- [PROBLEM TO WORK ON]
Exclude the pictures and reproduce the remaining data exactly as written.

- [GIVEN INFORMATION]
=======

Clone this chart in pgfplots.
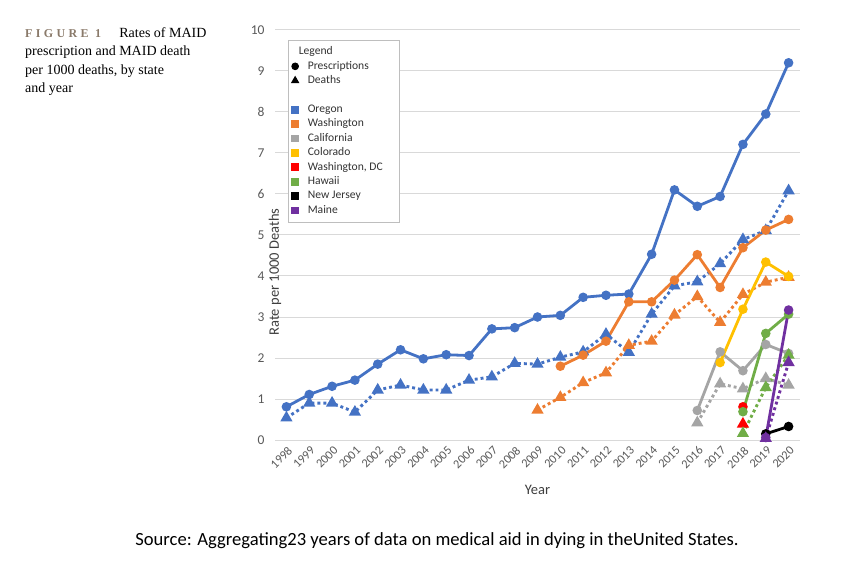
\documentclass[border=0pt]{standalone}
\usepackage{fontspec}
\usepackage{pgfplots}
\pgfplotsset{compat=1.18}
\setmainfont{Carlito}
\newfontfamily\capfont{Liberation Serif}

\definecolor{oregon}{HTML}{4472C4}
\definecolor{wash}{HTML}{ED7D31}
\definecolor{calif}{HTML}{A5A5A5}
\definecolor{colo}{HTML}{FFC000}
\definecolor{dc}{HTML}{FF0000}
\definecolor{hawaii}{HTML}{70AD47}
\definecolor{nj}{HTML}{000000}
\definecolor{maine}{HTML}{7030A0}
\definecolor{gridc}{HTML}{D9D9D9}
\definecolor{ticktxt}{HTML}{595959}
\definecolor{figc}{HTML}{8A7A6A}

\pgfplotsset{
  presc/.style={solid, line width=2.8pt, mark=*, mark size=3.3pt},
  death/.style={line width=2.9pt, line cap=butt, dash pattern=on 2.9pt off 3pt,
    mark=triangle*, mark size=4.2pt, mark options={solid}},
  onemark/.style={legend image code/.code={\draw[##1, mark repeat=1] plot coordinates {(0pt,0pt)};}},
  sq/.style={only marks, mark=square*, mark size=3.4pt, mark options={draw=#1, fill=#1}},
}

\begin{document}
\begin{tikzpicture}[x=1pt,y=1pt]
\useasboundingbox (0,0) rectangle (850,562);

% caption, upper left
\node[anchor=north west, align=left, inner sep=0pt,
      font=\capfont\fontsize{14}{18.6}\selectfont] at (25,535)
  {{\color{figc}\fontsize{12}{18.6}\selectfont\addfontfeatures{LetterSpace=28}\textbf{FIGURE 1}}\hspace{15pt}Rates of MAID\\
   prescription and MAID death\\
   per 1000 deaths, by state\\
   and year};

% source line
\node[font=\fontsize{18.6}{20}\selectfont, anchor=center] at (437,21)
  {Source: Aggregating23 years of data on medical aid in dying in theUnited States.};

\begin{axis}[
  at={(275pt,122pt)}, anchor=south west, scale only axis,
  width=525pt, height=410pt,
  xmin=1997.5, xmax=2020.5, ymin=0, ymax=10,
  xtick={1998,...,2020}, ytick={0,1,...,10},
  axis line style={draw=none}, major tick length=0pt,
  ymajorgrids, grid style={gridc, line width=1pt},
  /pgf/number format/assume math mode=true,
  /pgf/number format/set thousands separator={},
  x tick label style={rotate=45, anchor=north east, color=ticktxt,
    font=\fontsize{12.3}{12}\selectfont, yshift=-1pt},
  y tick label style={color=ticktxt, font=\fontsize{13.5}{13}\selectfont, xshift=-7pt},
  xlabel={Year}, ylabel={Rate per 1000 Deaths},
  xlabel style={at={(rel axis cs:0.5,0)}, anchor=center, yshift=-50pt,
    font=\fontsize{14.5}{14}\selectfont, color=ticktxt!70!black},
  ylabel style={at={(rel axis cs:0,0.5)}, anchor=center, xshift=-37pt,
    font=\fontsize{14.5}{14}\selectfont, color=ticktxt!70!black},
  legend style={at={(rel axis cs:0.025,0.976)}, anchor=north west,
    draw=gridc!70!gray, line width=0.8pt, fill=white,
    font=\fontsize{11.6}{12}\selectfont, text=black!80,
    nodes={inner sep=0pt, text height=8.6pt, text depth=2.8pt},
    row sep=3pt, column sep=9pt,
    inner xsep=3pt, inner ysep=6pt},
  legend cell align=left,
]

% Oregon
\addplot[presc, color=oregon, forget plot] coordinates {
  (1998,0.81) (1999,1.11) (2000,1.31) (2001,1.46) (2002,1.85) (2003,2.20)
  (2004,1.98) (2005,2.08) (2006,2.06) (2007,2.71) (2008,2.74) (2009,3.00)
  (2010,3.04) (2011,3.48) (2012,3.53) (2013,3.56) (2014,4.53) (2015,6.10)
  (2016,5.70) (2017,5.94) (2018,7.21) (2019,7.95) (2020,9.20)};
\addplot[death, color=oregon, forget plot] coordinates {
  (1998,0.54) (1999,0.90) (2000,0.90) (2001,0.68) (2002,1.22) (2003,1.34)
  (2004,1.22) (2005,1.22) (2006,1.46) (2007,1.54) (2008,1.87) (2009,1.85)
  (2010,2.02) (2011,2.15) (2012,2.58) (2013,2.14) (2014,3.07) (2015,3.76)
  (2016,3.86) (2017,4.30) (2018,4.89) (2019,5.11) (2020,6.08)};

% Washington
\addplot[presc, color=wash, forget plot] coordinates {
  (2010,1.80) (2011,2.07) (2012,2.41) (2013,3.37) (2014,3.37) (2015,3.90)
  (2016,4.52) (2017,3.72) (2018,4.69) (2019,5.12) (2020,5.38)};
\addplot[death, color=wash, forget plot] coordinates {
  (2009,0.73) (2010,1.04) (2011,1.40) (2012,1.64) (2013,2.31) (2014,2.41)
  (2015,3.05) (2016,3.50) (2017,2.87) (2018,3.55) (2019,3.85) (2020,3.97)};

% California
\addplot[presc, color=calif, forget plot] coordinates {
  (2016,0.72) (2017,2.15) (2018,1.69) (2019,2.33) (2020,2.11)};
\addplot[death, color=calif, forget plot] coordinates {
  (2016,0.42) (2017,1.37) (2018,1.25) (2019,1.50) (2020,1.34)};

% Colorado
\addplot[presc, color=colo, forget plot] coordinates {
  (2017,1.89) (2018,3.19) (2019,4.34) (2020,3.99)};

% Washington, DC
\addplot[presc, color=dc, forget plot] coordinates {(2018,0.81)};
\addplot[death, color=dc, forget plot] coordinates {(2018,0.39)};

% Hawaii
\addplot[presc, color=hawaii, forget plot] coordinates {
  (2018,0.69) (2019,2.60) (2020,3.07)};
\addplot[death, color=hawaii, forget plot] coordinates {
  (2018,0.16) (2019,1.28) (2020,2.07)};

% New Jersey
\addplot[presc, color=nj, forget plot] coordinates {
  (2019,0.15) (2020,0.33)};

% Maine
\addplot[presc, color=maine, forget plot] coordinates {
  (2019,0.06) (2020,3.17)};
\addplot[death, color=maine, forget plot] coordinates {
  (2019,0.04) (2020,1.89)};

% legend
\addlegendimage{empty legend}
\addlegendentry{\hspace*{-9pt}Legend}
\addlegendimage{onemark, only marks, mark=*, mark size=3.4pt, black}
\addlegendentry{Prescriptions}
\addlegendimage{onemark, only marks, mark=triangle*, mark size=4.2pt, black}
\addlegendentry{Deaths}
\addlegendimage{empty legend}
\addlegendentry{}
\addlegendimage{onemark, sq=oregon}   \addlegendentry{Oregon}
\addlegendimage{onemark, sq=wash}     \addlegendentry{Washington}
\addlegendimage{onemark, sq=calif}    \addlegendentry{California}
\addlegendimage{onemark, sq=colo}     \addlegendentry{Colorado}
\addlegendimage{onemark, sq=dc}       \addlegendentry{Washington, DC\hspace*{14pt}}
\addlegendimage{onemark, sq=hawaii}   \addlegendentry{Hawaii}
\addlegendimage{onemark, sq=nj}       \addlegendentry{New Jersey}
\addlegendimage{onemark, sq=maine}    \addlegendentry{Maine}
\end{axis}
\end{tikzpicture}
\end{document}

=======

- [CORRECT RESPONSE]
Clone this chart in pgfplots.
\documentclass[border=0pt]{standalone}
\usepackage{fontspec}
\usepackage{pgfplots}
\pgfplotsset{compat=1.18}
\setmainfont{Carlito}
\newfontfamily\capfont{Liberation Serif}

\definecolor{oregon}{HTML}{4472C4}
\definecolor{wash}{HTML}{ED7D31}
\definecolor{calif}{HTML}{A5A5A5}
\definecolor{colo}{HTML}{FFC000}
\definecolor{dc}{HTML}{FF0000}
\definecolor{hawaii}{HTML}{70AD47}
\definecolor{nj}{HTML}{000000}
\definecolor{maine}{HTML}{7030A0}
\definecolor{gridc}{HTML}{D9D9D9}
\definecolor{ticktxt}{HTML}{595959}
\definecolor{figc}{HTML}{8A7A6A}

\pgfplotsset{
  presc/.style={solid, line width=2.8pt, mark=*, mark size=3.3pt},
  death/.style={line width=2.9pt, line cap=butt, dash pattern=on 2.9pt off 3pt,
    mark=triangle*, mark size=4.2pt, mark options={solid}},
  onemark/.style={legend image code/.code={\draw[##1, mark repeat=1] plot coordinates {(0pt,0pt)};}},
  sq/.style={only marks, mark=square*, mark size=3.4pt, mark options={draw=#1, fill=#1}},
}

\begin{document}
\begin{tikzpicture}[x=1pt,y=1pt]
\useasboundingbox (0,0) rectangle (850,562);

% caption, upper left
\node[anchor=north west, align=left, inner sep=0pt,
      font=\capfont\fontsize{14}{18.6}\selectfont] at (25,535)
  {{\color{figc}\fontsize{12}{18.6}\selectfont\addfontfeatures{LetterSpace=28}\textbf{FIGURE 1}}\hspace{15pt}Rates of MAID\\
   prescription and MAID death\\
   per 1000 deaths, by state\\
   and year};

% source line
\node[font=\fontsize{18.6}{20}\selectfont, anchor=center] at (437,21)
  {Source: Aggregating23 years of data on medical aid in dying in theUnited States.};

\begin{axis}[
  at={(275pt,122pt)}, anchor=south west, scale only axis,
  width=525pt, height=410pt,
  xmin=1997.5, xmax=2020.5, ymin=0, ymax=10,
  xtick={1998,...,2020}, ytick={0,1,...,10},
  axis line style={draw=none}, major tick length=0pt,
  ymajorgrids, grid style={gridc, line width=1pt},
  /pgf/number format/assume math mode=true,
  /pgf/number format/set thousands separator={},
  x tick label style={rotate=45, anchor=north east, color=ticktxt,
    font=\fontsize{12.3}{12}\selectfont, yshift=-1pt},
  y tick label style={color=ticktxt, font=\fontsize{13.5}{13}\selectfont, xshift=-7pt},
  xlabel={Year}, ylabel={Rate per 1000 Deaths},
  xlabel style={at={(rel axis cs:0.5,0)}, anchor=center, yshift=-50pt,
    font=\fontsize{14.5}{14}\selectfont, color=ticktxt!70!black},
  ylabel style={at={(rel axis cs:0,0.5)}, anchor=center, xshift=-37pt,
    font=\fontsize{14.5}{14}\selectfont, color=ticktxt!70!black},
  legend style={at={(rel axis cs:0.025,0.976)}, anchor=north west,
    draw=gridc!70!gray, line width=0.8pt, fill=white,
    font=\fontsize{11.6}{12}\selectfont, text=black!80,
    nodes={inner sep=0pt, text height=8.6pt, text depth=2.8pt},
    row sep=3pt, column sep=9pt,
    inner xsep=3pt, inner ysep=6pt},
  legend cell align=left,
]

% Oregon
\addplot[presc, color=oregon, forget plot] coordinates {
  (1998,0.81) (1999,1.11) (2000,1.31) (2001,1.46) (2002,1.85) (2003,2.20)
  (2004,1.98) (2005,2.08) (2006,2.06) (2007,2.71) (2008,2.74) (2009,3.00)
  (2010,3.04) (2011,3.48) (2012,3.53) (2013,3.56) (2014,4.53) (2015,6.10)
  (2016,5.70) (2017,5.94) (2018,7.21) (2019,7.95) (2020,9.20)};
\addplot[death, color=oregon, forget plot] coordinates {
  (1998,0.54) (1999,0.90) (2000,0.90) (2001,0.68) (2002,1.22) (2003,1.34)
  (2004,1.22) (2005,1.22) (2006,1.46) (2007,1.54) (2008,1.87) (2009,1.85)
  (2010,2.02) (2011,2.15) (2012,2.58) (2013,2.14) (2014,3.07) (2015,3.76)
  (2016,3.86) (2017,4.30) (2018,4.89) (2019,5.11) (2020,6.08)};

% Washington
\addplot[presc, color=wash, forget plot] coordinates {
  (2010,1.80) (2011,2.07) (2012,2.41) (2013,3.37) (2014,3.37) (2015,3.90)
  (2016,4.52) (2017,3.72) (2018,4.69) (2019,5.12) (2020,5.38)};
\addplot[death, color=wash, forget plot] coordinates {
  (2009,0.73) (2010,1.04) (2011,1.40) (2012,1.64) (2013,2.31) (2014,2.41)
  (2015,3.05) (2016,3.50) (2017,2.87) (2018,3.55) (2019,3.85) (2020,3.97)};

% California
\addplot[presc, color=calif, forget plot] coordinates {
  (2016,0.72) (2017,2.15) (2018,1.69) (2019,2.33) (2020,2.11)};
\addplot[death, color=calif, forget plot] coordinates {
  (2016,0.42) (2017,1.37) (2018,1.25) (2019,1.50) (2020,1.34)};

% Colorado
\addplot[presc, color=colo, forget plot] coordinates {
  (2017,1.89) (2018,3.19) (2019,4.34) (2020,3.99)};

% Washington, DC
\addplot[presc, color=dc, forget plot] coordinates {(2018,0.81)};
\addplot[death, color=dc, forget plot] coordinates {(2018,0.39)};

% Hawaii
\addplot[presc, color=hawaii, forget plot] coordinates {
  (2018,0.69) (2019,2.60) (2020,3.07)};
\addplot[death, color=hawaii, forget plot] coordinates {
  (2018,0.16) (2019,1.28) (2020,2.07)};

% New Jersey
\addplot[presc, color=nj, forget plot] coordinates {
  (2019,0.15) (2020,0.33)};

% Maine
\addplot[presc, color=maine, forget plot] coordinates {
  (2019,0.06) (2020,3.17)};
\addplot[death, color=maine, forget plot] coordinates {
  (2019,0.04) (2020,1.89)};

% legend
\addlegendimage{empty legend}
\addlegendentry{\hspace*{-9pt}Legend}
\addlegendimage{onemark, only marks, mark=*, mark size=3.4pt, black}
\addlegendentry{Prescriptions}
\addlegendimage{onemark, only marks, mark=triangle*, mark size=4.2pt, black}
\addlegendentry{Deaths}
\addlegendimage{empty legend}
\addlegendentry{}
\addlegendimage{onemark, sq=oregon}   \addlegendentry{Oregon}
\addlegendimage{onemark, sq=wash}     \addlegendentry{Washington}
\addlegendimage{onemark, sq=calif}    \addlegendentry{California}
\addlegendimage{onemark, sq=colo}     \addlegendentry{Colorado}
\addlegendimage{onemark, sq=dc}       \addlegendentry{Washington, DC\hspace*{14pt}}
\addlegendimage{onemark, sq=hawaii}   \addlegendentry{Hawaii}
\addlegendimage{onemark, sq=nj}       \addlegendentry{New Jersey}
\addlegendimage{onemark, sq=maine}    \addlegendentry{Maine}
\end{axis}
\end{tikzpicture}
\end{document}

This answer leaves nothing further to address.